Although it is a part of the standard COBOL definition, this feature is explicitly excluded from the X/Open COBOL language
definitions and should not be used in a conforming X/Open COBOL source program.
General Format
Directives
- In addition to Compiler directives which provide flagging and modify the reserved word list, the following directive may impact
either the syntax or the semantics described in this section.
- CHARSET – determines what is considered the native code set.
General Rules
- The data in the record area is always in ASCII. If alphabet-name has been equated in the Special-Names paragraph to EBCDIC,
then data affected by the CODE-SET clause is translated from ASCII to EBCDIC as it is written to the file; or from EBCDIC
to ASCII as it is read from the file. If alphabet-name has been equated in the Special-Names paragraph to STANDARD-1, STANDARD-2,
NATIVE, or ASCII, no translation is necessary.
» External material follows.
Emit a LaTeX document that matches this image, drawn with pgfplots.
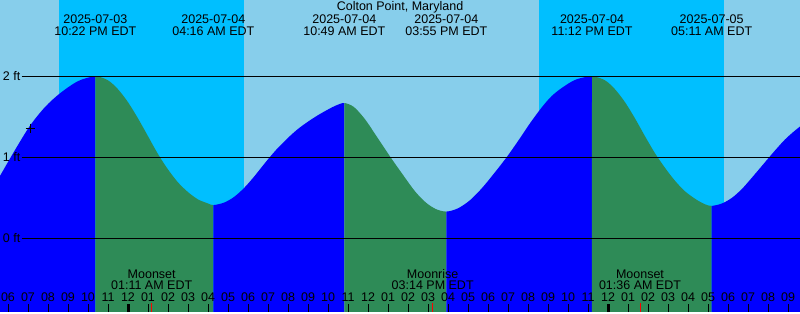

- For the purposes of this translation, any data item to which a CODE-SET clause applies is treated as alphanumeric. No account
is taken of the class and category of the item as described in its data description.
- If identifier-1 has an OCCURS clause, the CODE-SET clause applies to only the first occurrence of it. If identifier-1 has
a subordinate item with an OCCURS clause, the CODE-SET clause applies to the whole of identifier-1.